> [Figure scripts]
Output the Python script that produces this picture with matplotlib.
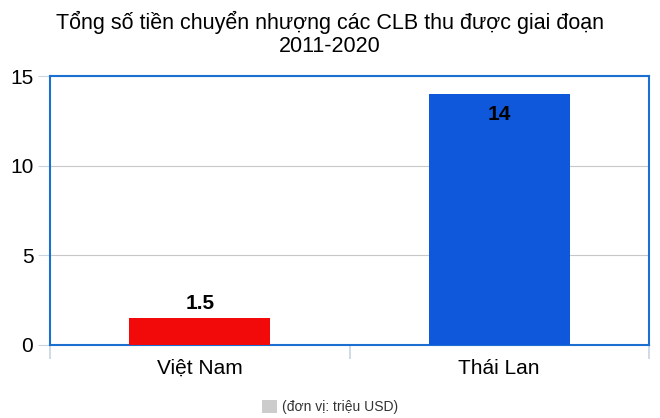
import matplotlib
matplotlib.use("Agg")
import matplotlib.pyplot as plt
from matplotlib.patches import Patch

categories = ["Việt Nam", "Thái Lan"]
values = [1.5, 14]
value_labels = ["1.5", "14"]
colors = ["#f20a0a", "#0f58dc"]
yticks = [0, 5, 10, 15]
title = "Tổng số tiền chuyển nhượng các CLB thu được giai đoạn\n2011-2020"
legend_label = "(đơn vị: triệu USD)"

plt.rcParams['font.family'] = ['Liberation Sans', 'DejaVu Sans']

fig = plt.figure(figsize=(6.6, 4.18), dpi=100)
ax = fig.add_axes([50/660, 1-345/418, 599/660, (345-76)/418])

x = [0.5, 1.5]
ax.bar(x, values, width=0.47, color=colors, zorder=3)
ax.set_xlim(0, 2)
ax.set_ylim(0, 15)
ax.set_yticks(yticks)
ax.set_yticklabels([str(t) for t in yticks], fontsize=15)
ax.set_xticks(x)
ax.set_xticklabels(categories, fontsize=15)
ax.tick_params(axis='x', length=0, pad=10)
ax.tick_params(axis='y', length=9, color="#c8d4e0", pad=3)
# category boundary ticks
ax.set_xticks([0, 1, 2], minor=True)
ax.tick_params(axis='x', which='minor', length=10, color="#c8d4e0", width=1.2)
ax.grid(axis='y', color="#c8c8c8", linewidth=0.8, zorder=0)
for s in ax.spines.values():
    s.set_color("#1a6fd0")
    s.set_linewidth(1.5)

# value labels
ax.text(x[0], values[0] + 0.3, value_labels[0], ha='center', va='bottom',
        fontsize=15, fontweight='bold')
ax.text(x[1], values[1] - 0.6, value_labels[1], ha='center', va='top',
        fontsize=15, fontweight='bold')

fig.suptitle(title, fontsize=15.5, y=0.975, linespacing=1.15)

handle = Patch(facecolor="#cccccc", edgecolor="none")
fig.legend([handle], [legend_label], loc='center', bbox_to_anchor=(0.5, 1 - 407/418),
           frameon=False, fontsize=10, handlelength=1.1, handleheight=1.1, handletextpad=0.4,
           labelcolor="#333333")

fig.savefig("out.png", dpi=100)
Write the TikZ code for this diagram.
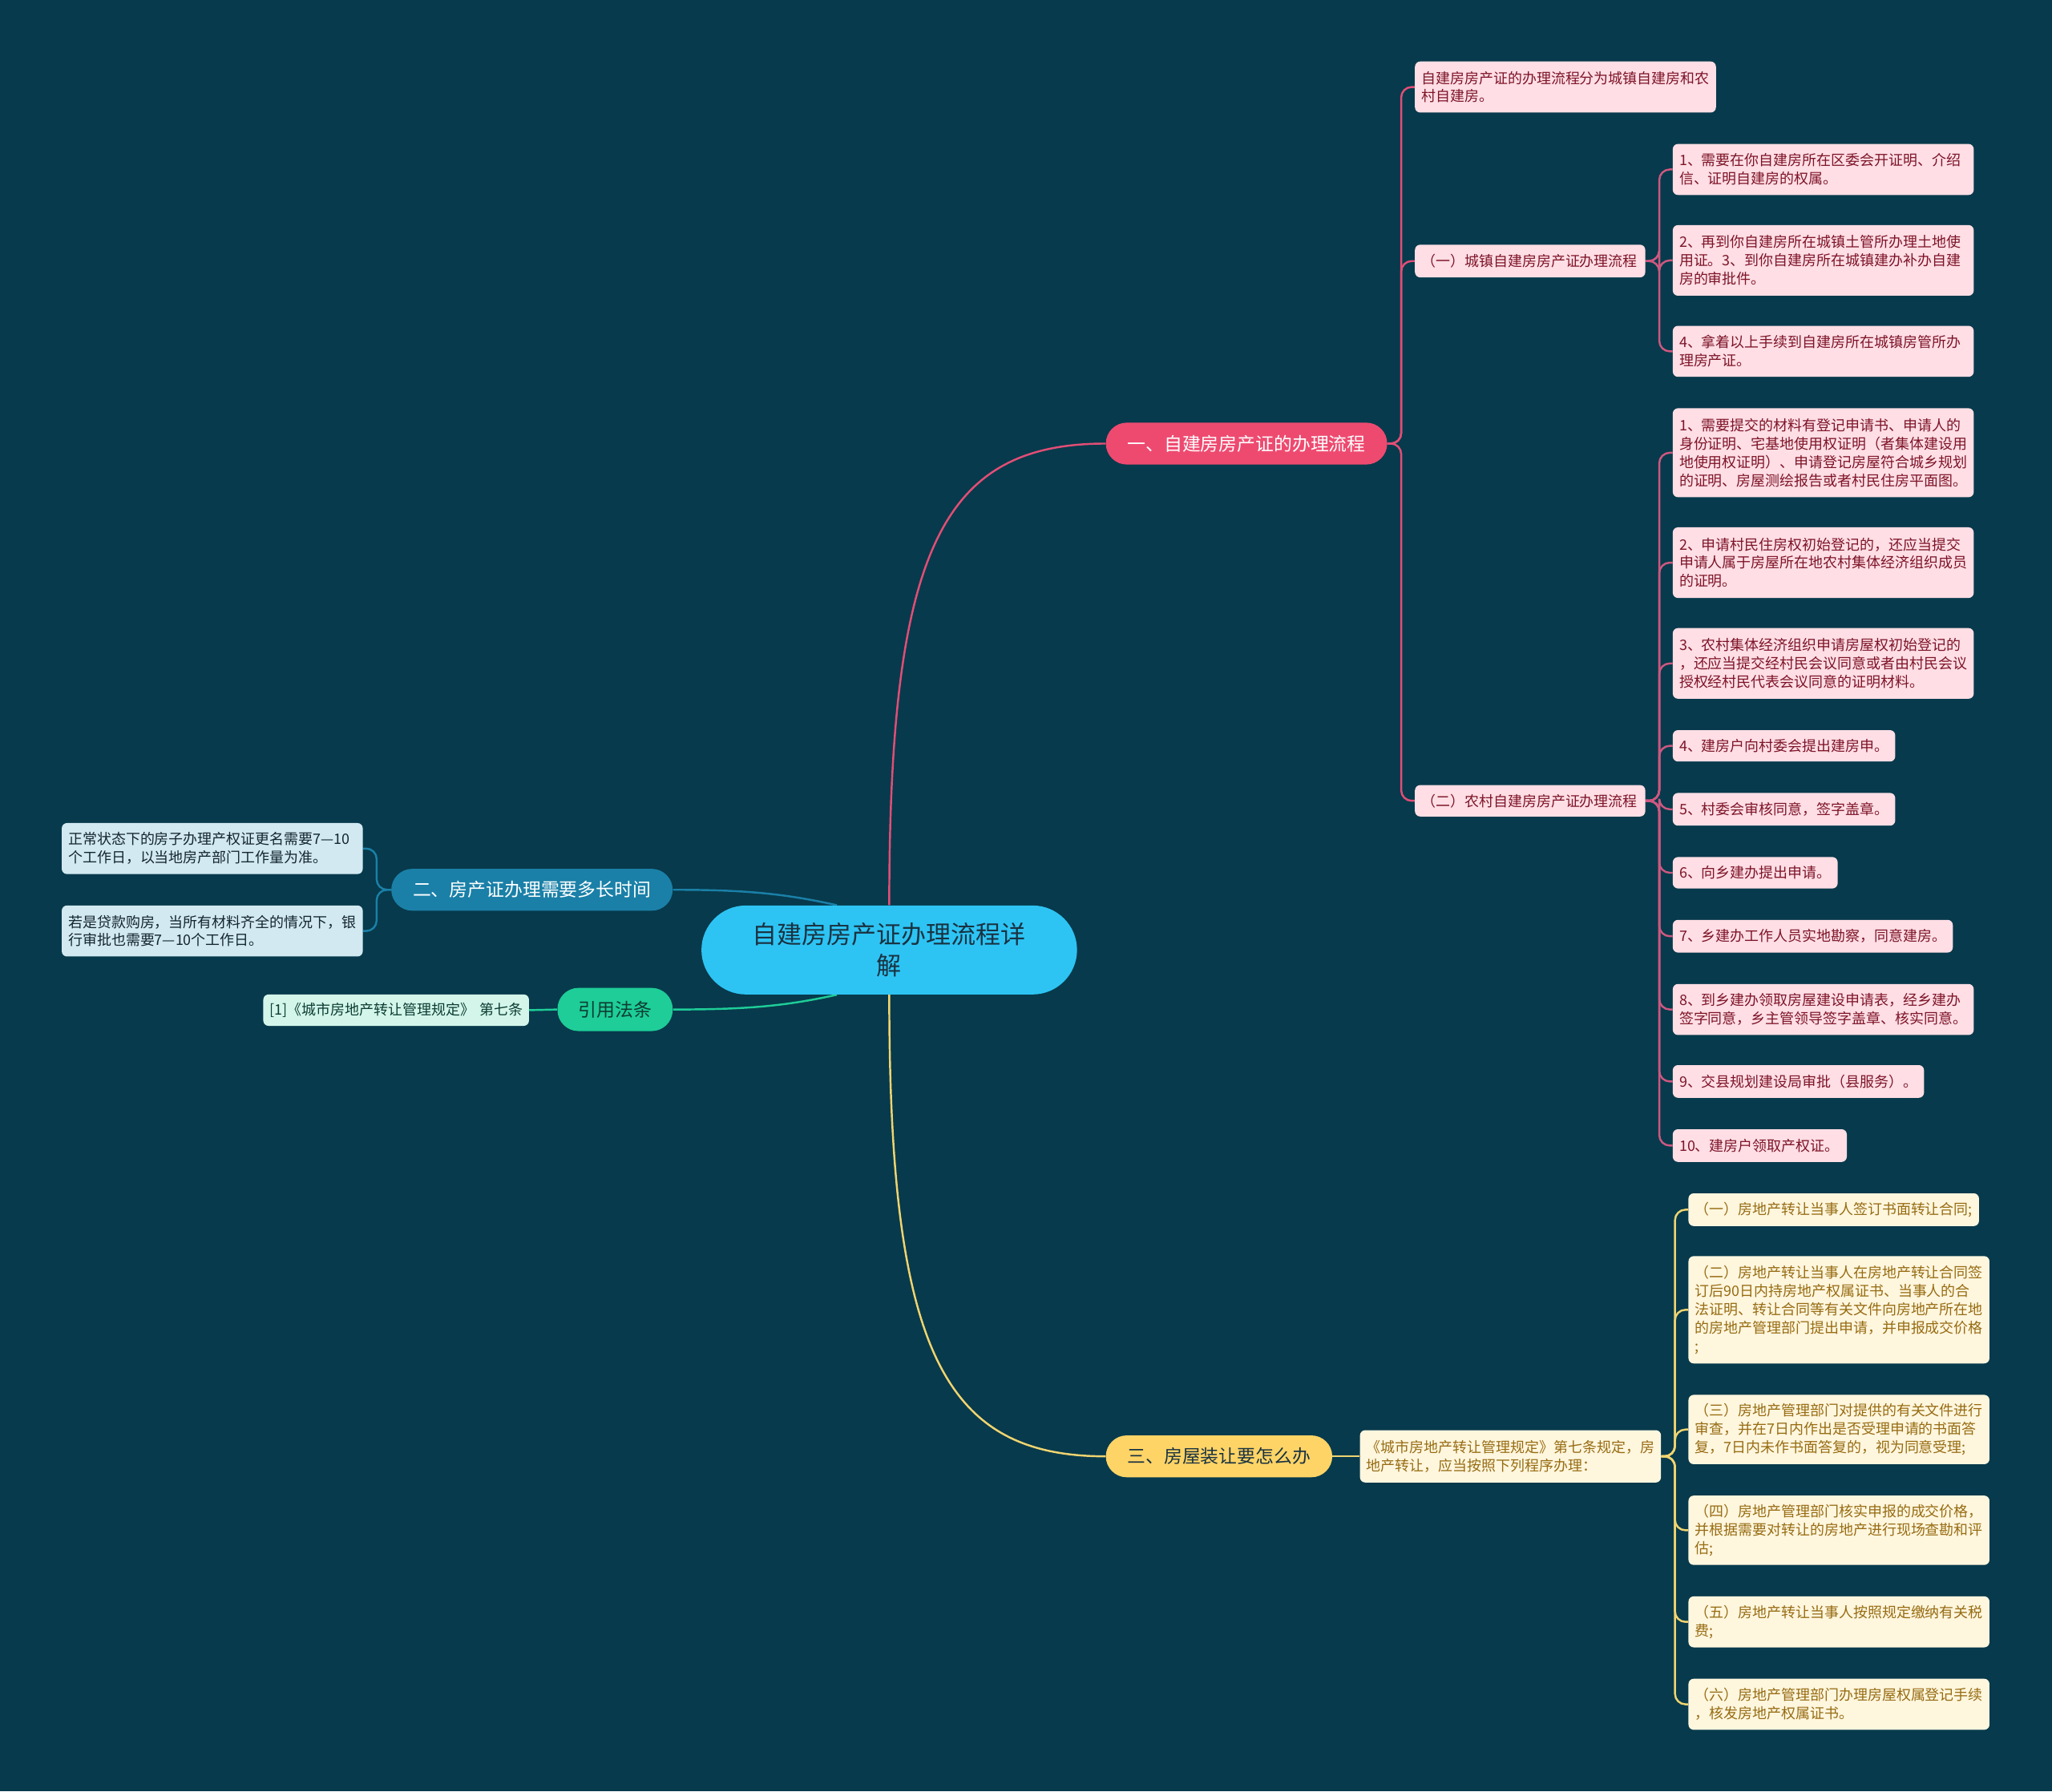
\documentclass[tikz,border=0pt]{standalone}
\usepackage{fontspec}
\setmainfont{Noto Sans CJK SC}
\usetikzlibrary{calc}
\pgfdeclarelayer{bglayer}
\pgfdeclarelayer{edgelayer}
\pgfsetlayers{bglayer,edgelayer,main}
\definecolor{bgc}{RGB}{7,58,76}
\definecolor{rootc}{RGB}{45,196,244}
\definecolor{rootT}{RGB}{25,50,65}
\definecolor{pinkB}{RGB}{238,74,112}
\definecolor{pinkL}{RGB}{255,222,229}
\definecolor{pinkT}{RGB}{125,20,40}
\definecolor{pinkE}{RGB}{226,78,118}
\definecolor{pinkE2}{RGB}{205,88,128}
\definecolor{blueB}{RGB}{26,128,168}
\definecolor{blueL}{RGB}{210,233,241}
\definecolor{blueT}{RGB}{20,38,48}
\definecolor{greenB}{RGB}{30,205,152}
\definecolor{greenL}{RGB}{212,246,234}
\definecolor{greenT}{RGB}{12,60,50}
\definecolor{yellowB}{RGB}{255,212,102}
\definecolor{yellowL}{RGB}{255,246,222}
\definecolor{yellowT}{RGB}{150,108,18}
\definecolor{yellowE}{RGB}{240,212,112}
\begin{document}
\begin{tikzpicture}[x=1pt,y=-1pt,
  leaf/.style={anchor=west, rounded corners=4pt, inner xsep=5pt, inner ysep=0pt, align=left, font=\fontsize{11}{14}\selectfont},
  pleaf/.style={leaf, fill=pinkL, text=pinkT},
  yleaf/.style={leaf, fill=yellowL, text=yellowT},
  bleaf/.style={leaf, fill=blueL, text=blueT},
  gleaf/.style={leaf, fill=greenL, text=greenT},
  br/.style={rounded corners=16pt, minimum height=32pt, inner sep=0pt, font=\fontsize{14}{17}\selectfont},
  rootbox/.style={fill=rootc, text=rootT, rounded corners=34pt, minimum width=287pt, minimum height=68pt, inner sep=0pt, align=center, font=\fontsize{19}{24}\selectfont},
  edge/.style={line width=1.5pt},
  tree/.style={line width=1.5pt, rounded corners=8pt}
]
\begin{pgfonlayer}{bglayer}
\fill[bgc] (0,0) rectangle (1568,1369);
\end{pgfonlayer}
\useasboundingbox (0,0) rectangle (1568,1369);

% root and branches
\node[rootbox] (root) at (679.5,726) {自建房房产证办理流程详\\解};
\node[br, fill=pinkB, text=white, minimum width=215pt] (p) at (952.5,339) {一、自建房房产证的办理流程};
\node[br, fill=blueB, text=white, minimum width=215pt] (bl) at (406.5,680) {二、房产证办理需要多长时间};
\node[br, fill=greenB, text=greenT, minimum width=88pt, minimum height=33pt] (g) at (470,771.5) {引用法条};
\node[br, fill=yellowB, text=rootT, minimum width=173pt] (y) at (931.5,1113) {三、房屋装让要怎么办};

% pink level 2
\node[pleaf, text width=220pt, minimum height=39pt] (a) at (1081,66.5) {自建房房产证的办理流程分为城镇自建房和农\\村自建房。};
\node[pleaf, text width=166pt, minimum height=25pt] (b) at (1081,199.5) {（一）城镇自建房房产证办理流程};
\node[pleaf, text width=166pt, minimum height=24pt] (c) at (1081,612) {（二）农村自建房房产证办理流程};

% B children
\node[pleaf, text width=220pt, minimum height=39pt] (b1) at (1278,129.5) {1、需要在你自建房所在区委会开证明、介绍\\信、证明自建房的权属。};
\node[pleaf, text width=220pt, minimum height=54pt] (b2) at (1278,199) {2、再到你自建房所在城镇土管所办理土地使\\用证。3、到你自建房所在城镇建办补办自建\\房的审批件。};
\node[pleaf, text width=220pt, minimum height=39pt] (b3) at (1278,268.5) {4、拿着以上手续到自建房所在城镇房管所办\\理房产证。};

% C children
\node[pleaf, text width=220pt, minimum height=68pt] (c1) at (1278,346) {1、需要提交的材料有登记申请书、申请人的\\身份证明、宅基地使用权证明（者集体建设用\\地使用权证明）、申请登记房屋符合城乡规划\\的证明、房屋测绘报告或者村民住房平面图。};
\node[pleaf, text width=220pt, minimum height=54pt] (c2) at (1278,430) {2、申请村民住房权初始登记的，还应当提交\\申请人属于房屋所在地农村集体经济组织成员\\的证明。};
\node[pleaf, text width=220pt, minimum height=54pt] (c3) at (1278,507) {3、农村集体经济组织申请房屋权初始登记的\\，还应当提交经村民会议同意或者由村民会议\\授权经村民代表会议同意的证明材料。};
\node[pleaf, text width=160pt, minimum height=24pt] (c4) at (1278,570) {4、建房户向村委会提出建房申。};
\node[pleaf, text width=160pt, minimum height=25pt] (c5) at (1278,618.5) {5、村委会审核同意，签字盖章。};
\node[pleaf, text width=116pt, minimum height=24pt] (c6) at (1278,667) {6、向乡建办提出申请。};
\node[pleaf, text width=204pt, minimum height=25pt] (c7) at (1278,715.5) {7、乡建办工作人员实地勘察，同意建房。};
\node[pleaf, text width=220pt, minimum height=39pt] (c8) at (1278,771.5) {8、到乡建办领取房屋建设申请表，经乡建办\\签字同意，乡主管领导签字盖章、核实同意。};
\node[pleaf, text width=182pt, minimum height=25pt] (c9) at (1278,826.5) {9、交县规划建设局审批（县服务）。};
\node[pleaf, text width=123pt, minimum height=25pt] (c10) at (1278,875.5) {10、建房户领取产权证。};

% yellow
\node[yleaf, text width=220pt, minimum height=40pt] (y0) at (1039,1113) {《城市房地产转让管理规定》第七条规定，房\\地产转让，应当按照下列程序办理：};
\node[yleaf, text width=212pt, minimum height=25pt] (y1) at (1290,924.5) {（一）房地产转让当事人签订书面转让合同;};
\node[yleaf, text width=220pt, minimum height=82pt] (y2) at (1290,1001) {（二）房地产转让当事人在房地产转让合同签\\订后90日内持房地产权属证书、当事人的合\\法证明、转让合同等有关文件向房地产所在地\\的房地产管理部门提出申请，并申报成交价格\\;};
\node[yleaf, text width=220pt, minimum height=53pt] (y3) at (1290,1092.5) {（三）房地产管理部门对提供的有关文件进行\\审查，并在7日内作出是否受理申请的书面答\\复，7日内未作书面答复的，视为同意受理;};
\node[yleaf, text width=220pt, minimum height=53pt] (y4) at (1290,1169.5) {（四）房地产管理部门核实申报的成交价格，\\并根据需要对转让的房地产进行现场查勘和评\\估;};
\node[yleaf, text width=220pt, minimum height=39pt] (y5) at (1290,1239.5) {（五）房地产转让当事人按照规定缴纳有关税\\费;};
\node[yleaf, text width=220pt, minimum height=39pt] (y6) at (1290,1302.5) {（六）房地产管理部门办理房屋权属登记手续\\，核发房地产权属证书。};

% blue and green leaves
\node[bleaf, text width=220pt, minimum height=39pt] (l1) at (47,648.5) {正常状态下的房子办理产权证更名需要7—10\\个工作日，以当地房产部门工作量为准。};
\node[bleaf, text width=220pt, minimum height=39pt] (l2) at (47,711.5) {若是贷款购房，当所有材料齐全的情况下，银\\行审批也需要7—10个工作日。};
\node[gleaf, text width=193pt, minimum height=24pt] (g1) at (201,772) {\mbox{[1]《城市房地产转让管理规定》 第七条}};

\begin{pgfonlayer}{edgelayer}
\draw[edge, pinkE] (root.north) .. controls (679.5,420) and (720,339) .. (p.west);
\draw[edge, yellowE] (root.south) .. controls (679.5,1030) and (720,1113) .. (y.west);
\draw[edge, blueB] ([xshift=-40pt]root.north) .. controls (600,683) and (570,680) .. (bl.east);
\draw[edge, greenB] ([xshift=-40pt]root.south) .. controls (600,769) and (570,771.5) .. (g.east);
\foreach \n in {a,b,c} \draw[tree, pinkE] (p.east) -- ++(10.5,0) |- (\n.west);
\foreach \n in {b1,b2,b3} \draw[tree, pinkE2] (b.east) -- ++(10.5,0) |- (\n.west);
\foreach \n in {c1,c2,c3,c4,c5,c6,c7,c8,c9,c10} \draw[tree, pinkE2] (c.east) -- ++(10.5,0) |- (\n.west);
\draw[edge, yellowE] (y.east) -- (y0.west);
\foreach \n in {y1,y2,y3,y4,y5,y6} \draw[tree, yellowE] (y0.east) -- ++(10.5,0) |- (\n.west);
\foreach \n in {l1,l2} \draw[tree, blueB] (bl.west) -- ++(-11,0) |- (\n.east);
\draw[edge, greenB] (g.west) -- (g1.east);
\end{pgfonlayer}
\end{tikzpicture}
\end{document}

> [REQUIRED WORK] Nothing but the lines from the start of the records above through the line with "from matplotlib.patches import Patch" should be retyped, each exactly as written; leave out all pictures.

> [TASK RESPONSE]
Output the Python script that produces this picture with matplotlib.
import matplotlib
matplotlib.use("Agg")
import matplotlib.pyplot as plt
from matplotlib.patches import Patch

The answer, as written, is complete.